Questo è l’elemento straordinario di Lo chiamavano Jeeg Robot: scoprire che il nostro protagonista non è un supereroe ma un supercriminale, un uomo che compie azioni illecite e passa le giornate a mangiare yogurt e guardare film pornografici sul divano


Enzo è un uomo senza ambizioni e senza famiglia, si muove in modo goffo e con aspetto trasandato, le sue entrate in scena non sono trionfali, non atterra in pose statuarie come Thor, non ha i muscoli di Wolverine né il carisma di Iron Man. Sarà però questo super cittadino a salvare la città dalla follia di Fabio detto “Lo zingaro” (straordinariamente interpretato da Luca Marinelli), intenzionato a collocare un ordigno nello Stadio Olimpico durante il derby. Mainetti crea un eroe comune, guardando al supereroe giapponese e americano con grande ammirazione ma cauto distacco, in un film che nella sua apparente semplicità filma difficoltà e paure. Il regista romano non si limita a creare un supereroe originalissimo ma si sofferma sulla paura di attacchi terroristici, sullo spaccio di stupefacenti, su estorsioni camorristiche e inquinamento ambientale. Non è casuale che come oggetto motore della mutazione dell’eroe venga scelto il Tevere, dichiarato da Legambiente un fiume ad alto tasso d’inquinamento. Perché in fondo cosa raccontano veramente i film italiani di supereroi? Non sono forse dei veri e propri manifesti di denuncia che hanno come protagonisti eroi straordinariamente “normali”, che pur essendo alienati dalla società in cui vivono lottano per migliorarla?
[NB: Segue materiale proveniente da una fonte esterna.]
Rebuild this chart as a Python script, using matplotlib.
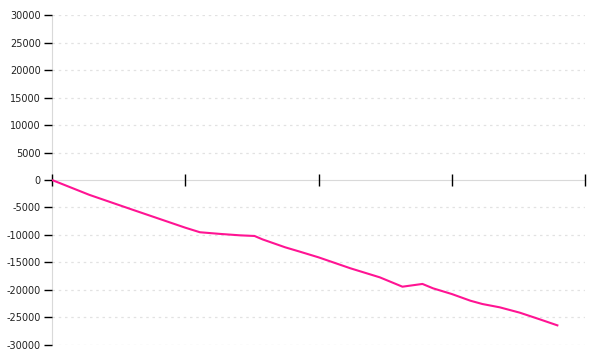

È proprio questo l’eroe che Gabriele Mainetti descrive alla fine del suo film, quando il voice off ci dice cos’è davvero un eroe: «un individuo dotato di grande talento e straordinario coraggio, che sa scegliere il bene al posto del male, che sacrifica sé stesso per salvare gli altri, ma soprattutto che agisce quando ha tutto da perdere e nulla da guadagnare».